1 files changed, 127 insertions, 0 deletions
diff --git a/doc/development/ordering_table_columns.md b/doc/development/ordering_table_columns.md
new file mode 100644
index 00000000000..249e70c7b0e
--- /dev/null
+++ b/doc/development/ordering_table_columns.md
@@ -0,0 +1,127 @@
+# Ordering Table Columns
+
+Similar to C structures the space of a table is influenced by the order of
+columns. This is because the size of columns is aligned depending on the type of
+the column. Take the following column order for example:
+
+* id (integer, 4 bytes)
+* name (text, variable)
+* user_id (integer, 4 bytes)
+
+Integers are aligned to the word size. This means that on a 64 bit platform the
+actual size of each column would be: 8 bytes, variable, 8 bytes. This means that
+each row will require at least 16 bytes for the two integers, and a variable
+amount for the text field. If a table has a few rows this is not an issue, but
+once you start storing millions of rows you can save space by using a different
+order. For the above example a more ideal column order would be the following:
+
+* id (integer, 4 bytes)
+* user_id (integer, 4 bytes)
+* name (text, variable)
+
+In this setup the `id` and `user_id` columns can be packed together, which means
+we only need 8 bytes to store _both_ of them. This in turn each row will require
+8 bytes less of space.
+
+For GitLab we require that columns of new tables are ordered based to use the
+least amount of space. An easy way of doing this is to order them based on the
+type size in descending order with variable sizes (string and text columns for
+example) at the end.
+
+## Type Sizes
+
+While the PostgreSQL docuemntation
+(https://www.postgresql.org/docs/current/static/datatype.html) contains plenty
+of information we will list the sizes of common types here so it's easier to
+look them up. Here "word" refers to the word size, which is 4 bytes for a 32
+bits platform and 8 bytes for a 64 bits platform.
+
+| Type             | Size                                 | Aligned To |
+|:-----------------|:-------------------------------------|:-----------|
+| smallint         | 2 bytes                              | 1 word     |
+| integer          | 4 bytes                              | 1 word     |
+| bigint           | 8 bytes                              | 8 bytes    |
+| real             | 4 bytes                              | 1 word     |
+| double precision | 8 bytes                              | 8 bytes    |
+| boolean          | 1 byte                               | not needed |
+| text / string    | variable, 1 byte plus the data       | 1 word     |
+| bytea            | variable, 1 or 4 bytes plus the data | 1 word     |
+| timestamp        | 8 bytes                              | 8 bytes    |
+| timestamptz      | 8 bytes                              | 8 bytes    |
+| date             | 4 bytes                              | 1 word     |
+
+A "variable" size means the actual size depends on the value being stored.
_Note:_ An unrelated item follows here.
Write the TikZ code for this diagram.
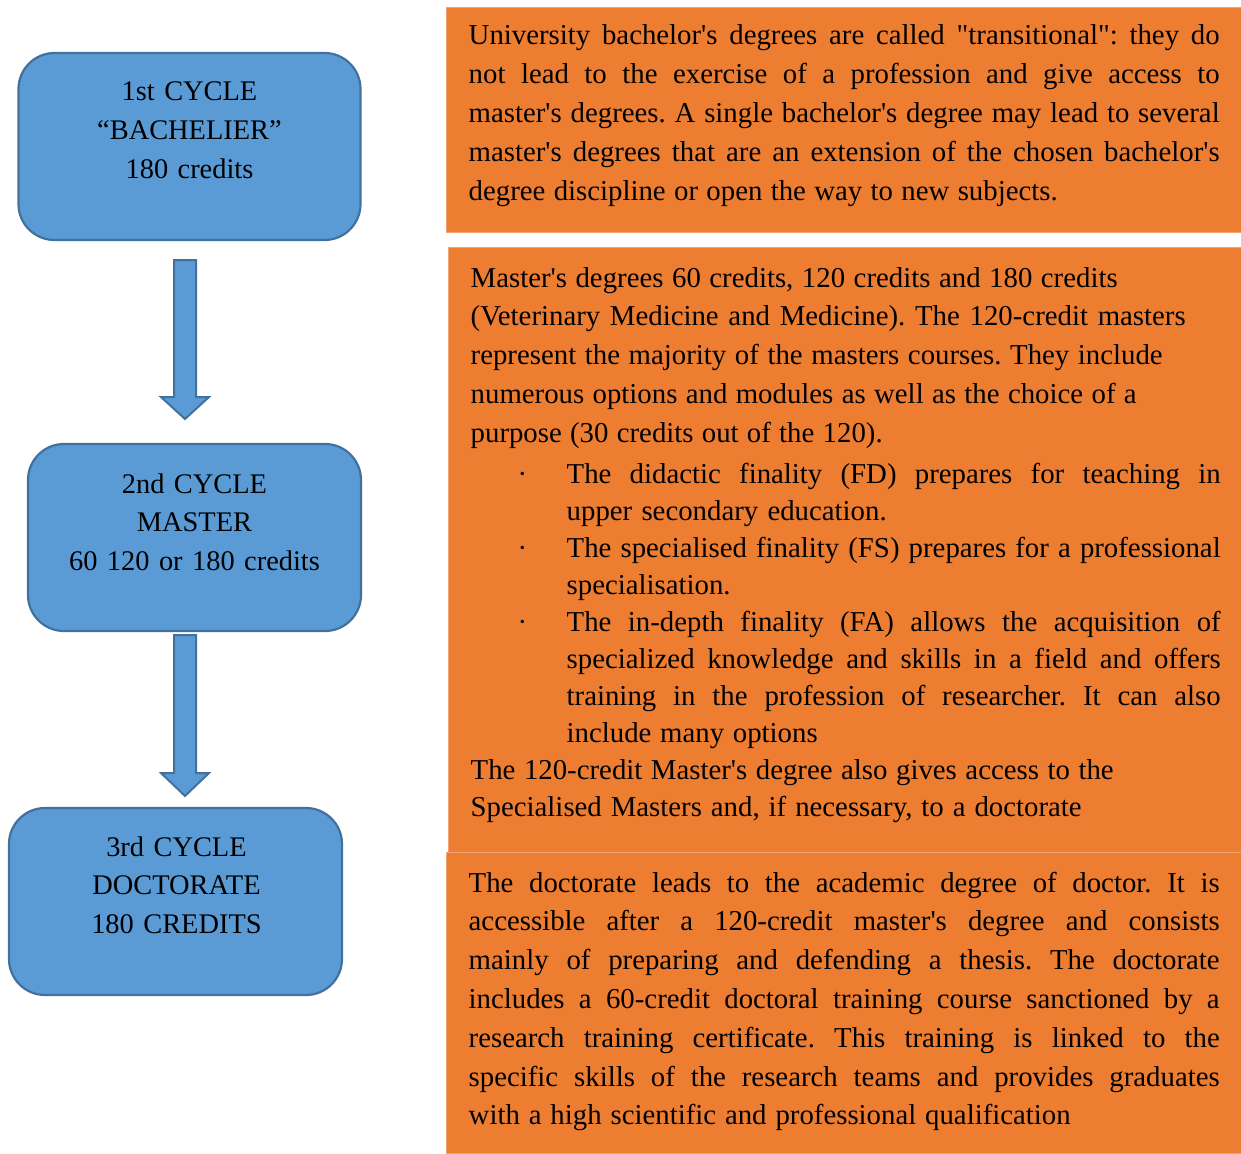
\documentclass[tikz,border=0pt]{standalone}
\usepackage{fontspec}
\setmainfont{Liberation Serif}
\usetikzlibrary{calc}

\definecolor{cycleblue}{HTML}{5B9BD5}
\definecolor{cycleedge}{HTML}{41719C}
\definecolor{infoorange}{HTML}{ED7D31}
\definecolor{infoedge}{HTML}{F2A272}

% straight apostrophe and straight double quote
\newcommand\sq{\textquotesingle}
\newcommand\dq{\textquotedbl}
% a block of set lines, #1 wide, baseline at its first line
\newcommand\lineblock[2]{\vtop{\hsize=#1\relax\parindent=0pt #2}}
% one printed line each: justified to the block, or set to a given width
\newcommand\jl[1]{\hbox to \hsize{#1}}
\newcommand\wl[2]{\hbox to #1pt{#2}}
% bullet lines: first line of an item, justified continuation, shorter continuation
\newcommand\bfirst[1]{\hbox to \hsize{\hbox to 96pt{\hskip 47pt ·\hfil}#1}}
\newcommand\bnext[1]{\hbox to \hsize{\hskip 96pt #1}}
\newcommand\bnextw[2]{\hbox to #1pt{\hskip 96pt #2}}

\tikzset{
  cyclebox/.style={draw=cycleedge, line width=2.2pt, fill=cycleblue,
    rounded corners=36pt, inner sep=0pt},
  infobox/.style={fill=infoorange, draw=infoedge, line width=0.8pt,
    inner sep=0pt, anchor=north west},
  boxtext/.style={inner sep=0pt, anchor=base, text width=330pt, align=center,
    font=\fontsize{28.4}{38.8}\selectfont\frenchspacing},
  infotext/.style={inner sep=0pt, anchor=base west,
    font=\fontsize{28.8}{38.8}\selectfont\frenchspacing},
  listtext/.style={infotext, font=\fontsize{28.8}{37}\selectfont\frenchspacing},
  flowarrow/.style={draw=cycleedge, line width=2pt, fill=cycleblue, line join=miter}
}

\begin{document}
\begin{tikzpicture}[x=1pt, y=-1pt]
\useasboundingbox (0,0) rectangle (1241,1153);

% ---- cycle boxes ----
\node[cyclebox, minimum width=342pt, minimum height=187pt] (c1) at (189.5,146.5) {};
\node[cyclebox, minimum width=333pt, minimum height=187pt] (c2) at (194.5,537.5) {};
\node[cyclebox, minimum width=333pt, minimum height=187pt] (c3) at (175.5,901.5) {};

\node[boxtext] (c1t) at (189.5,101) {1st CYCLE\\“BACHELIER”\\180 credits};
\node[boxtext] (c2t) at (194.5,493) {2nd CYCLE\\MASTER\\60 120 or 180 credits};
\node[boxtext] (c3t) at (176.5,856) {3rd CYCLE\\DOCTORATE\\180 CREDITS};

% ---- block arrows between cycles ----
\coordinate (a1s) at (185,260);
\coordinate (a1e) at (185,419);
\coordinate (a2s) at (185,635);
\coordinate (a2e) at (185,796);
\draw[flowarrow] ($(a1s)+(-11,0)$) -- ($(a1s)+(11,0)$) -- ($(a1e)+(11,-22)$)
  -- ($(a1e)+(24,-22)$) -- (a1e) -- ($(a1e)+(-24,-22)$) -- ($(a1e)+(-11,-22)$) -- cycle;
\draw[flowarrow] ($(a2s)+(-11,0)$) -- ($(a2s)+(11,0)$) -- ($(a2e)+(11,-23)$)
  -- ($(a2e)+(24,-23)$) -- (a2e) -- ($(a2e)+(-24,-23)$) -- ($(a2e)+(-11,-23)$) -- cycle;

% ---- description panels ----
\node[infobox, minimum width=795pt, minimum height=225pt] (ia) at (446,7) {};
\node[infobox, minimum width=793pt, minimum height=605pt] (ib) at (448,247) {};
\node[infobox, minimum width=795pt, minimum height=301pt] (ic) at (446,852) {};

\node[infotext] (iat) at (468.5,45) {\lineblock{751pt}{%
\jl{University bachelor\sq s degrees are called \dq transitional\dq: they do}
\jl{not lead to the exercise of a profession and give access to}
\jl{master\sq s degrees. A single bachelor\sq s degree may lead to several}
\jl{master\sq s degrees that are an extension of the chosen bachelor\sq s}
\wl{589}{degree discipline or open the way to new subjects.}}};

\node[infotext] (ibt) at (470.5,287) {\lineblock{750pt}{%
\wl{647}{Master\sq s degrees 60 credits, 120 credits and 180 credits}
\wl{715}{(Veterinary Medicine and Medicine). The 120-credit masters}
\wl{692}{represent the majority of the masters courses. They include}
\wl{666}{numerous options and modules as well as the choice of a}
\wl{412}{purpose (30 credits out of the 120).}}};

\node[listtext] (ibl) at (470.5,483) {\lineblock{750pt}{%
\bfirst{The didactic finality (FD) prepares for teaching in}
\bnextw{416}{upper secondary education.}
\bfirst{The specialised finality (FS) prepares for a professional}
\hbox{\hskip 96pt specialisation.}
\bfirst{The in-depth finality (FA) allows the acquisition of}
\bnext{specialized knowledge and skills in a field and offers}
\bnext{training in the profession of researcher. It can also}
\bnextw{347}{include many options}
\wl{643}{The 120-credit Master\sq s degree also gives access to the}
\wl{611}{Specialised Masters and, if necessary, to a doctorate}}};

\node[infotext] (ict) at (468.5,892) {\lineblock{751pt}{%
\jl{The doctorate leads to the academic degree of doctor. It is}
\jl{accessible after a 120-credit master\sq s degree and consists}
\jl{mainly of preparing and defending a thesis. The doctorate}
\jl{includes a 60-credit doctoral training course sanctioned by a}
\jl{research training certificate. This training is linked to the}
\jl{specific skills of the research teams and provides graduates}
\wl{602}{with a high scientific and professional qualification}}};

\end{tikzpicture}
\end{document}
If
+PostgreSQL determines this can be embedded directly into a row it may do so, but
+for very large values it will store the data externally and store a pointer (of
+1 word in size) in the column. Because of this variable sized columns should
+always be at the end of a table.
+
+## Real Example
+
+Let's use the "events" table as an example, which currently has the following
+layout:
+
+| Column      | Type                        | Size     |
+|:------------|:----------------------------|:---------|
+| id          | integer                     | 4 bytes  |
+| target_type | character varying           | variable |
+| target_id   | integer                     | 4 bytes  |
+| title       | character varying           | variable |
+| data        | text                        | variable |
+| project_id  | integer                     | 4 bytes  |
+| created_at  | timestamp without time zone | 8 bytes  |
+| updated_at  | timestamp without time zone | 8 bytes  |
+| action      | integer                     | 4 bytes  |
+| author_id   | integer                     | 4 bytes  |
+
+After adding padding to align the columns this would translate to columns being
+divided into fixed size chunks as follows:
+
+| Chunk Size | Columns           |
+|:-----------|:------------------|
+| 8 bytes    | id                |
+| variable   | target_type       |
+| 8 bytes    | target_id         |
+| variable   | title             |
+| variable   | data              |
+| 8 bytes    | project_id        |
+| 8 bytes    | created_at        |
+| 8 bytes    | updated_at        |
+| 8 bytes    | action, author_id |
+
+This means that excluding the variable sized data we need at least 48 bytes per
+row.
+
+We can optimise this by using the following column order instead:
+
+| Column      | Type                        | Size     |
+|:------------|:----------------------------|:---------|
+| created_at  | timestamp without time zone | 8 bytes  |
+| updated_at  | timestamp without time zone | 8 bytes  |
+| id          | integer                     | 4 bytes  |
+| target_id   | integer                     | 4 bytes  |
+| project_id  | integer                     | 4 bytes  |
+| action      | integer                     | 4 bytes  |
+| author_id   | integer                     | 4 bytes  |
+| target_type | character varying           | variable |
+| title       | character varying           | variable |
+| data        | text                        | variable |
+
+This would produce the following chunks:
+
+| Chunk Size | Columns            |
+|:-----------|:-------------------|
+| 8 bytes    | created_at         |
+| 8 bytes    | updated_at         |
+| 8 bytes    | id, target_id      |
+| 8 bytes    | project_id, action |
+| 8 bytes    | author_id          |
+| variable   | target_type        |
+| variable   | title              |
+| variable   | data               |
+
+Here we only need 40 bytes per row excluding the variable sized data. 8 bytes
+being saved may not sound like much, but for tables as large as the "events"
+table it does begin to matter. For example, when storing 80 000 000 rows this
+translates to a space saving of at least 610 MB: all by just changing the order
+of a few columns.